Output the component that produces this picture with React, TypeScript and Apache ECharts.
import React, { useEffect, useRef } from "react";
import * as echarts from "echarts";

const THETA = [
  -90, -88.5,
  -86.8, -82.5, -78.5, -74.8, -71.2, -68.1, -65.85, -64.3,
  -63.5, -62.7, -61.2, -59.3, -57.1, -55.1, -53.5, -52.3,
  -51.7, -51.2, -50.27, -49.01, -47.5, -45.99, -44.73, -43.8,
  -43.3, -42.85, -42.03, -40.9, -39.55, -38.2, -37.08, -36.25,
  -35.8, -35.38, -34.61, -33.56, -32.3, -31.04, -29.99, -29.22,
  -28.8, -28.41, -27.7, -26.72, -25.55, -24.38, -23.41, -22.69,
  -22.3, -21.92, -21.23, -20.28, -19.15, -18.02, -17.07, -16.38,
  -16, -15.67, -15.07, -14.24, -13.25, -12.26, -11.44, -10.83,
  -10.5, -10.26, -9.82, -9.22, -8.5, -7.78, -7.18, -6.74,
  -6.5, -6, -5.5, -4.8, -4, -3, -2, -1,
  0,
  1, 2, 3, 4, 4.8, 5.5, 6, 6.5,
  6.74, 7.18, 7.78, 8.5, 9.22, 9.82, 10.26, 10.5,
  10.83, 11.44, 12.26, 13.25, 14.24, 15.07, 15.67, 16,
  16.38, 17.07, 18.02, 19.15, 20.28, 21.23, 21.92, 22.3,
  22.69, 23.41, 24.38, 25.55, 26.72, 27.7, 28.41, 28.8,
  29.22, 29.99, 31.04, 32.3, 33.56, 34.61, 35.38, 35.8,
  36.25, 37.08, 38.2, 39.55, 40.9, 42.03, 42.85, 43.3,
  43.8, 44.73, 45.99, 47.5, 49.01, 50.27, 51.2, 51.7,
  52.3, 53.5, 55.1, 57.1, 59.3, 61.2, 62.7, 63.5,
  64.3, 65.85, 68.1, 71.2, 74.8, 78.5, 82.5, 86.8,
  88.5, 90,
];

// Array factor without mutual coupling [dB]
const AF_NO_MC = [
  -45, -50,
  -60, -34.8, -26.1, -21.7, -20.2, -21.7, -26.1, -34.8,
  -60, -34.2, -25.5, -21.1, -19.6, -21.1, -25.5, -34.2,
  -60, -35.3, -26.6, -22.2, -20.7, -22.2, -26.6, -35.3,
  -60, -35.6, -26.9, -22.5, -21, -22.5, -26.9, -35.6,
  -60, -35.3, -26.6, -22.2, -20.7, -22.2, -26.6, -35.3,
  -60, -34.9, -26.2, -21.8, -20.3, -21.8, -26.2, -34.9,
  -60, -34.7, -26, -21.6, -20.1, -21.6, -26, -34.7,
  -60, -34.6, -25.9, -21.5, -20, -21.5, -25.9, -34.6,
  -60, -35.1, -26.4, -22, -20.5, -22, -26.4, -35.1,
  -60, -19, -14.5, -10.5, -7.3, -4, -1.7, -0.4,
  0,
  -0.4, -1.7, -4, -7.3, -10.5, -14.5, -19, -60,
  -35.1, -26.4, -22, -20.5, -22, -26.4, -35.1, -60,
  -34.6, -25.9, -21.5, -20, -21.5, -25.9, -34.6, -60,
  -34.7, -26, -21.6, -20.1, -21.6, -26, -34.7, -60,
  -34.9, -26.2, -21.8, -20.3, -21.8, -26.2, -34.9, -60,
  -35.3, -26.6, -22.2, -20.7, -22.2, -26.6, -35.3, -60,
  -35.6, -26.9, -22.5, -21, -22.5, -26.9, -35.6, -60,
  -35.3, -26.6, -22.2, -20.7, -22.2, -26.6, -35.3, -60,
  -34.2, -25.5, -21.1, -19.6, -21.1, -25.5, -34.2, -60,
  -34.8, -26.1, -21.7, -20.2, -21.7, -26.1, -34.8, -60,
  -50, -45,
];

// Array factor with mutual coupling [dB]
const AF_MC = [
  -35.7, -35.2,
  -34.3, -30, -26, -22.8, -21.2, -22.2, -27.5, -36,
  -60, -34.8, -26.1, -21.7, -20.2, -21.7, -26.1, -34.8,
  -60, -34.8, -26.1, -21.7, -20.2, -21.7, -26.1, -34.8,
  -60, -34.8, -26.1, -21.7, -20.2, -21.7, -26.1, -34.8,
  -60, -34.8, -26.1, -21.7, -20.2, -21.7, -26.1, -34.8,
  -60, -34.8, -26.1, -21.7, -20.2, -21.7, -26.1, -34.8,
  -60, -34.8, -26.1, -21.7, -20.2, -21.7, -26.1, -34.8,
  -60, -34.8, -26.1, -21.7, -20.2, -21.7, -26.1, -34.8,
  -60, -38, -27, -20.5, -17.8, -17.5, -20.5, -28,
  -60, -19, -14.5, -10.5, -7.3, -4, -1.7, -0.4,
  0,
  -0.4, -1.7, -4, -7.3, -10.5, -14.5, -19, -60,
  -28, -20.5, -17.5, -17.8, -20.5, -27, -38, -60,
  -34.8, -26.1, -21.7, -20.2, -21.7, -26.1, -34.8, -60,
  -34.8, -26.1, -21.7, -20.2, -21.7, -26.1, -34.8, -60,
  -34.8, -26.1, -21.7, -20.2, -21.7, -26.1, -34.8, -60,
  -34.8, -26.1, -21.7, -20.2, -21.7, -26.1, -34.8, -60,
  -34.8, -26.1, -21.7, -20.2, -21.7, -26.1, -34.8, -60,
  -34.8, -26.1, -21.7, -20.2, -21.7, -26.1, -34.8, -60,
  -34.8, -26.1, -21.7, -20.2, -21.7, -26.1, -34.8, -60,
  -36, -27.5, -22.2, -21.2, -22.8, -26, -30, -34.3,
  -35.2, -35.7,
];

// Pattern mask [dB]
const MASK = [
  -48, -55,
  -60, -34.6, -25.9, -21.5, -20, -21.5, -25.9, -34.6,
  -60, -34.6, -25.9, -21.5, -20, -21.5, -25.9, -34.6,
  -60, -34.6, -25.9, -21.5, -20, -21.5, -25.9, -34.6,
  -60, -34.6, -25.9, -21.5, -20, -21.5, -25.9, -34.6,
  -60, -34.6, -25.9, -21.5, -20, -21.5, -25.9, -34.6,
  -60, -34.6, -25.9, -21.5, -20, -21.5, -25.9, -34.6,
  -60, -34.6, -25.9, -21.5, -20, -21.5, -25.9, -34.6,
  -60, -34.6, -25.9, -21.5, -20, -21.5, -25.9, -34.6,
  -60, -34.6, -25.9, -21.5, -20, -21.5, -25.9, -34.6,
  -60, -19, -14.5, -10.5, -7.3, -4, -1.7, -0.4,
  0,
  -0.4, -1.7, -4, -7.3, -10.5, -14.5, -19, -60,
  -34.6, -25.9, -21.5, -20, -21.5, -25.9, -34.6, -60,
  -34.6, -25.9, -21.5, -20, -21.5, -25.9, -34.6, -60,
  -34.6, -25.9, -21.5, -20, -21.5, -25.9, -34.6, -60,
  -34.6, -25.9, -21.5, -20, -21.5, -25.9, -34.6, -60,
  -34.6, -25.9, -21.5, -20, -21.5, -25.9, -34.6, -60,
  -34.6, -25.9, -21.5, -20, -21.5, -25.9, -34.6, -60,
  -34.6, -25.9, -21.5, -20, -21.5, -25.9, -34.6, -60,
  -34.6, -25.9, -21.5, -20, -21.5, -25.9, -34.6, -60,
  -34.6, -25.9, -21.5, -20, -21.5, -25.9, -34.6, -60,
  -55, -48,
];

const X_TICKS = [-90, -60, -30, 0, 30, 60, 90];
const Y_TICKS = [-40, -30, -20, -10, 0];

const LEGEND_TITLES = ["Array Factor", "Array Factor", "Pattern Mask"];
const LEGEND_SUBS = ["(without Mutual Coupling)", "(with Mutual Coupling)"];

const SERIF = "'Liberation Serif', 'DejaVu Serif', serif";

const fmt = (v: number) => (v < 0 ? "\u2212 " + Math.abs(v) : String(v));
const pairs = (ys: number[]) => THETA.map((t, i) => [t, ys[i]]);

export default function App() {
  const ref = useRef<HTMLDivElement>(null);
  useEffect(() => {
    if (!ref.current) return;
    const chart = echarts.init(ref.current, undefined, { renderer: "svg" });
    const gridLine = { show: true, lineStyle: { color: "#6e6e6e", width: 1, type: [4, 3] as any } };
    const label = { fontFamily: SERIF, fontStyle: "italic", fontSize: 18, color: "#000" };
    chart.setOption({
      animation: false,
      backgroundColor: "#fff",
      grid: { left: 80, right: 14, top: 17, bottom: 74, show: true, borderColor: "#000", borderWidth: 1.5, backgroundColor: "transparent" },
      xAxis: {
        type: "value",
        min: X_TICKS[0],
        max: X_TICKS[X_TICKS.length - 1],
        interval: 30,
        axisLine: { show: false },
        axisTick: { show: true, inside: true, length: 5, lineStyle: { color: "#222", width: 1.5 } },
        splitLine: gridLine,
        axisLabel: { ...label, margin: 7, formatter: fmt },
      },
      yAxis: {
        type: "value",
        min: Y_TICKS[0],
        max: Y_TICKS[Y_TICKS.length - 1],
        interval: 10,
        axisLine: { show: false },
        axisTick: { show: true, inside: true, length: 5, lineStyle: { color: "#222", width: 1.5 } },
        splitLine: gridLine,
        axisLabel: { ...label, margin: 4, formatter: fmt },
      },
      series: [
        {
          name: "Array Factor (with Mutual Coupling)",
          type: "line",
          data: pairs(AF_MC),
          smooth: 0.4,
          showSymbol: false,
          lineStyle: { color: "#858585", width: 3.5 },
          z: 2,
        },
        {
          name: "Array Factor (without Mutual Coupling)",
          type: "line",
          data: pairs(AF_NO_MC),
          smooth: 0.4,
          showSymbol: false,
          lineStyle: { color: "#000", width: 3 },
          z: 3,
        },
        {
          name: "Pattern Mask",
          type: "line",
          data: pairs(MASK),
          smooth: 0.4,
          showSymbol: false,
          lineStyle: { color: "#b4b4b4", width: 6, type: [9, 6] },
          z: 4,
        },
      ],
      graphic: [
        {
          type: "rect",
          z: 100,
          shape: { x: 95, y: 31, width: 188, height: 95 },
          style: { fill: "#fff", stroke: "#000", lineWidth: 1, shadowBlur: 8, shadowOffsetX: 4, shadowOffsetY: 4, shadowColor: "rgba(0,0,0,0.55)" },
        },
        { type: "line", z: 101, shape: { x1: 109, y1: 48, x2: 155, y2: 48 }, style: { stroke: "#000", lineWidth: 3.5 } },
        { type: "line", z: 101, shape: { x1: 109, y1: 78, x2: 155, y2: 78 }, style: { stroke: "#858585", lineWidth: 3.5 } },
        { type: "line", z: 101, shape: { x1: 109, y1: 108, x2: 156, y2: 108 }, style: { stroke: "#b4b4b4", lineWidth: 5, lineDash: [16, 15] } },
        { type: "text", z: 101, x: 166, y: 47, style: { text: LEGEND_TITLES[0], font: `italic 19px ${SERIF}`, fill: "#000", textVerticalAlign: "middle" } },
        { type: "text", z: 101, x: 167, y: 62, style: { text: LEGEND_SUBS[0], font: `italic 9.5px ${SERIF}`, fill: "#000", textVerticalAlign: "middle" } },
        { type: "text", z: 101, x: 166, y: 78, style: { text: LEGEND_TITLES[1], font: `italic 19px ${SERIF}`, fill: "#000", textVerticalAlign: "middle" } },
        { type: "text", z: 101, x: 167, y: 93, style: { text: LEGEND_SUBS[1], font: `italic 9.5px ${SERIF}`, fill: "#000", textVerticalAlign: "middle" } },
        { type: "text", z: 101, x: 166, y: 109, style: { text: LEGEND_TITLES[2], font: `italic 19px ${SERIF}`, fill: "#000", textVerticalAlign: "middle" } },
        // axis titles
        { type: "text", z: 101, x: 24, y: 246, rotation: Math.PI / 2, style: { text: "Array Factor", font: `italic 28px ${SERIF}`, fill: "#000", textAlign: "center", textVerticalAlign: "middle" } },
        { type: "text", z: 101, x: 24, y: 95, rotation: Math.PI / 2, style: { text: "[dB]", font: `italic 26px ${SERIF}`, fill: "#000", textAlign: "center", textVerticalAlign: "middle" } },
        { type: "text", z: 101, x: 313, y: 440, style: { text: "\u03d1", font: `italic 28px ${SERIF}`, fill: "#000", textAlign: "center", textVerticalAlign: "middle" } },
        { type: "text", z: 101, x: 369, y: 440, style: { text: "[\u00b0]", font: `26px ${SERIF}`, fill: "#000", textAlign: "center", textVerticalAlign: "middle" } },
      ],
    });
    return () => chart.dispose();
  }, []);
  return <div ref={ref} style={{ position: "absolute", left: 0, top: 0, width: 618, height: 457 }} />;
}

...

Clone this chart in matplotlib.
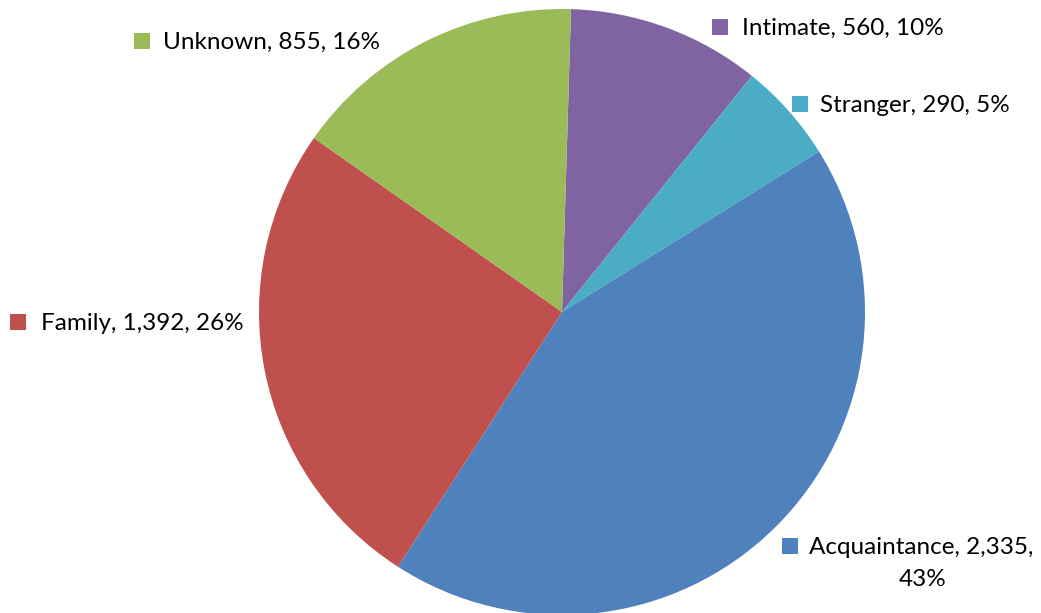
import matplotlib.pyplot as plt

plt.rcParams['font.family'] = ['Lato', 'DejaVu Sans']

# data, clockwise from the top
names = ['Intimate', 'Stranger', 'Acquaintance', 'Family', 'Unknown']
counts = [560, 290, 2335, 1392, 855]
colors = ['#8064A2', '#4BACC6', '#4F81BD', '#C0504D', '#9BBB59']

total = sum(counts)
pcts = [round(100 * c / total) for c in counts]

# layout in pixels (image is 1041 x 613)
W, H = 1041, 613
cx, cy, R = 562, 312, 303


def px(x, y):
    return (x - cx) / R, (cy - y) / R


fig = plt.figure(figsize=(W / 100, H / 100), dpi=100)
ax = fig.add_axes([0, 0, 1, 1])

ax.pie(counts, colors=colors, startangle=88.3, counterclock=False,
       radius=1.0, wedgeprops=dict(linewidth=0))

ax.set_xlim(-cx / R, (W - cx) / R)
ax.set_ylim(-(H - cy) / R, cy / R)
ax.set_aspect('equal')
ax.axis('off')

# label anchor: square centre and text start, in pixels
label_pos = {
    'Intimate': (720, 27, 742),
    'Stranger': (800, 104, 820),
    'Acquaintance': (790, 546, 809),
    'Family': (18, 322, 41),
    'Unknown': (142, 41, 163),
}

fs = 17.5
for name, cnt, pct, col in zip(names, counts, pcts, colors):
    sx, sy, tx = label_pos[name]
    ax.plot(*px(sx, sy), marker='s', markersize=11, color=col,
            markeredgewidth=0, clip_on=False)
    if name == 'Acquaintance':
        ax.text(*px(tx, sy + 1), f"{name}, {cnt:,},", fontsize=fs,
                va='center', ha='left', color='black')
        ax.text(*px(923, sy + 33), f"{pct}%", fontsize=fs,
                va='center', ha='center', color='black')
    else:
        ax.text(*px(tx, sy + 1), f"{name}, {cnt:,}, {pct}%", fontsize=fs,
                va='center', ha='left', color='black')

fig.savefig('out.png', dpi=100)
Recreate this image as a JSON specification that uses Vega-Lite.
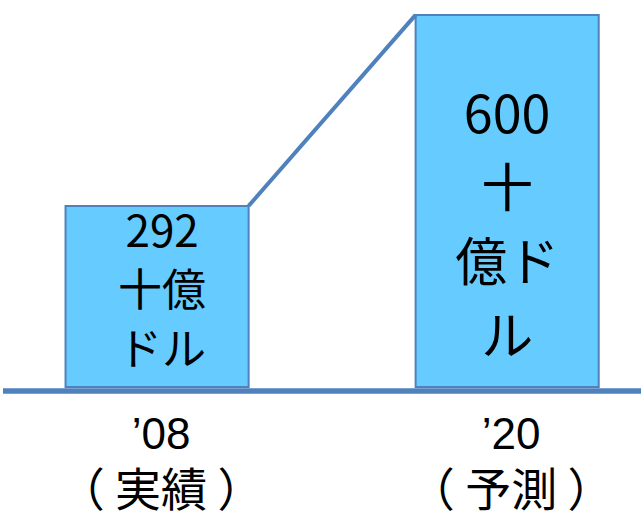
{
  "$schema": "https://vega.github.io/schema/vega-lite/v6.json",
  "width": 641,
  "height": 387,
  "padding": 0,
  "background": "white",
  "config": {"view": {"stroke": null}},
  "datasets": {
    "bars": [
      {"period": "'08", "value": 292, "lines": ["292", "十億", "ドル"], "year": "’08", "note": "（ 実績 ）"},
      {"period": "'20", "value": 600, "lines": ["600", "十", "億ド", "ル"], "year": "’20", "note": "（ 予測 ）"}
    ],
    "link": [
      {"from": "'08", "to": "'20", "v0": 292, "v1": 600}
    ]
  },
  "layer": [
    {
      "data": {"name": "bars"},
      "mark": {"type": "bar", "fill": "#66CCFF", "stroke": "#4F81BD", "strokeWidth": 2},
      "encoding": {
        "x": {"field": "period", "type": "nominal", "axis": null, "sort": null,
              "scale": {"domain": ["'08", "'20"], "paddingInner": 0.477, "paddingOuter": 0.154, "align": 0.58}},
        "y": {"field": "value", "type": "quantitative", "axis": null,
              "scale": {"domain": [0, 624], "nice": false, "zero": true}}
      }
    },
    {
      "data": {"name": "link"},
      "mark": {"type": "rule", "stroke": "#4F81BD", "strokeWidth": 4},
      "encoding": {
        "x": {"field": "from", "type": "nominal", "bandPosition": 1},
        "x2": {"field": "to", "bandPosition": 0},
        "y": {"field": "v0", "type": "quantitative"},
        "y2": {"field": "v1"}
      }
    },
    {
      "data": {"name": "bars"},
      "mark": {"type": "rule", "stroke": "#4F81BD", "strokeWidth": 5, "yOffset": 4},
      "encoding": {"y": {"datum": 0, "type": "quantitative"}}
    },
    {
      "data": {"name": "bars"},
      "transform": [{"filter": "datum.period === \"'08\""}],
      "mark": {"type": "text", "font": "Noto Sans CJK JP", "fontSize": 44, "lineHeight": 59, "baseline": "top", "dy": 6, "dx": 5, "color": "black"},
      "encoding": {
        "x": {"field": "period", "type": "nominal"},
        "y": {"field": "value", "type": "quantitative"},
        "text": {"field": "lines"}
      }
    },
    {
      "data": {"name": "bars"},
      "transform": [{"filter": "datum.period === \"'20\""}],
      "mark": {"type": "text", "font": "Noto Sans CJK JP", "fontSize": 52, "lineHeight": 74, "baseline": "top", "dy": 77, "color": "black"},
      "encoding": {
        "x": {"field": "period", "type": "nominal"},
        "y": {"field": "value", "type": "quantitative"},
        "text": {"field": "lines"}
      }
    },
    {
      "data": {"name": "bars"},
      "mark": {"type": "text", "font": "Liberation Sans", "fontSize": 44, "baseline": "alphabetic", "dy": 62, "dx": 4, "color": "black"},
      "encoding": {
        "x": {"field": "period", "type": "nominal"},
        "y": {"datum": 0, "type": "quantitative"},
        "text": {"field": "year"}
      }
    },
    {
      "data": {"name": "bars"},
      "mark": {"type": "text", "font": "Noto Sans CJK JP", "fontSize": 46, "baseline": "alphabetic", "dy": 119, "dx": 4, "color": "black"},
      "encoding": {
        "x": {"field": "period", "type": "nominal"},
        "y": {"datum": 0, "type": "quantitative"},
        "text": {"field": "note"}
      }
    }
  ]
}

---

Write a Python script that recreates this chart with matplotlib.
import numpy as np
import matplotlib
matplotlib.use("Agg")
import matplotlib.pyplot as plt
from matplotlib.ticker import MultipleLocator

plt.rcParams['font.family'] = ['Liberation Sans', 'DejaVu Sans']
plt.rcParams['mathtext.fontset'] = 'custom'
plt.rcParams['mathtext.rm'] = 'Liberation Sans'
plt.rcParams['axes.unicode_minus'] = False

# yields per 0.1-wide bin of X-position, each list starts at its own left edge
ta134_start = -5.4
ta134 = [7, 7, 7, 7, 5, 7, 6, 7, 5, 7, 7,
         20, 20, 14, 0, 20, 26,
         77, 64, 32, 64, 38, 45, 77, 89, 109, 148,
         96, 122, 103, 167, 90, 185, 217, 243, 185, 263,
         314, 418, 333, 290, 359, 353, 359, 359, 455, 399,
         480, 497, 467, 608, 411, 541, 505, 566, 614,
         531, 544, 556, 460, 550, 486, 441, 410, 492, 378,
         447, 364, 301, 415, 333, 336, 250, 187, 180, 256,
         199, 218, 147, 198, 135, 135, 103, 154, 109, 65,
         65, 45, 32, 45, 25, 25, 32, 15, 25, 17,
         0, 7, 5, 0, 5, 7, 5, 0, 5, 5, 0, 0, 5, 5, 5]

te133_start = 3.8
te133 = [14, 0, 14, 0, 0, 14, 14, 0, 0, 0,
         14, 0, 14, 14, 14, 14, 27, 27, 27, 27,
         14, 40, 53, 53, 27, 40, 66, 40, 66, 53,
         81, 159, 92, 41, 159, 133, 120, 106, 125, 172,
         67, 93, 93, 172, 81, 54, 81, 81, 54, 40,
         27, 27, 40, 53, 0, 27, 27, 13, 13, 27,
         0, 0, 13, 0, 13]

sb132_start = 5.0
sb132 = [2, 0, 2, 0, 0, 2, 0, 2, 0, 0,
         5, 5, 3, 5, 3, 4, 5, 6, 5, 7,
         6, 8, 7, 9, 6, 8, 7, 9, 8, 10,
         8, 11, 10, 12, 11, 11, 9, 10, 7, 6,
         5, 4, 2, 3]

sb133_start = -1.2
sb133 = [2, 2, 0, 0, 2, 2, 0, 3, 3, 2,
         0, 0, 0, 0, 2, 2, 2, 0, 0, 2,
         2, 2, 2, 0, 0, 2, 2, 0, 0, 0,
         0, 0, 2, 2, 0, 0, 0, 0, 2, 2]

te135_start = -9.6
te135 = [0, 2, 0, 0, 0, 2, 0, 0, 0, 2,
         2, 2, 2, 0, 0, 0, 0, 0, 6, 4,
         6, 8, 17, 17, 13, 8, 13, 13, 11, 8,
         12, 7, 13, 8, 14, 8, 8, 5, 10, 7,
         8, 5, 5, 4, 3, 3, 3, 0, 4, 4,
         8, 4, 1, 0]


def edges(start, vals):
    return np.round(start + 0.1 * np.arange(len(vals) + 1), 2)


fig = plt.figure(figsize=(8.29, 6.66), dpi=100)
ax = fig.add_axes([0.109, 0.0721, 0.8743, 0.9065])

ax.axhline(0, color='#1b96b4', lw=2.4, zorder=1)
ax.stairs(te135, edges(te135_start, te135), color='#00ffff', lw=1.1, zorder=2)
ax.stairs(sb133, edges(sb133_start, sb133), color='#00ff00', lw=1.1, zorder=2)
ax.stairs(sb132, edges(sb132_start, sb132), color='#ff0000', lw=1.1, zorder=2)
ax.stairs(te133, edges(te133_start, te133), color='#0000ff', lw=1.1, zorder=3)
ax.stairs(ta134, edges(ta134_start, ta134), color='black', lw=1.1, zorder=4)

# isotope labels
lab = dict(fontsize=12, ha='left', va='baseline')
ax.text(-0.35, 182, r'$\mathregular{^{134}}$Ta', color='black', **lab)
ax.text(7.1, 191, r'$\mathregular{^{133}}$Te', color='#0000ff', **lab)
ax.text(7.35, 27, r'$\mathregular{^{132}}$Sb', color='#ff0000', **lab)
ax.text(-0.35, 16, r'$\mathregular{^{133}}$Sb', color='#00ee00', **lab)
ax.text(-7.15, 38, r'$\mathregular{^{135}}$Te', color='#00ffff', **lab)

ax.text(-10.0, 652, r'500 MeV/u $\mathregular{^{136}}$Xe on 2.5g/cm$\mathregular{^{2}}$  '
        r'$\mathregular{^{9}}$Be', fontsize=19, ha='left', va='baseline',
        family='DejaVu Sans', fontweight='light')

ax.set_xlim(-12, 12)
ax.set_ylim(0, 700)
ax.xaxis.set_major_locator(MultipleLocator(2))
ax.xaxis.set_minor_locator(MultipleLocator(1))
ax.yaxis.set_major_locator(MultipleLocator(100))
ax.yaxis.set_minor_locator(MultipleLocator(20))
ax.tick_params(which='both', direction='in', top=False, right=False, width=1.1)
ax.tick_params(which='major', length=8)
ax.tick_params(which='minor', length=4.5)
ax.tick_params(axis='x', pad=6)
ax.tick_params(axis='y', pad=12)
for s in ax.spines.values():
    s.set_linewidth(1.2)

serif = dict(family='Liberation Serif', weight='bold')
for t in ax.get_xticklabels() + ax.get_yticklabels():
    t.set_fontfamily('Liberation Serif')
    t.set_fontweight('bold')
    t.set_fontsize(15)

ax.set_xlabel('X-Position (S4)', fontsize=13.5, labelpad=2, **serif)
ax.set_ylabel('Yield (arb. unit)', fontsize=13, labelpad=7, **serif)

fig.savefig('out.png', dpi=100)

▸ **Work to complete**
Report the number of lines in the entries above that include the word "picture" and add nothing to it.

▸ **Written solution**
1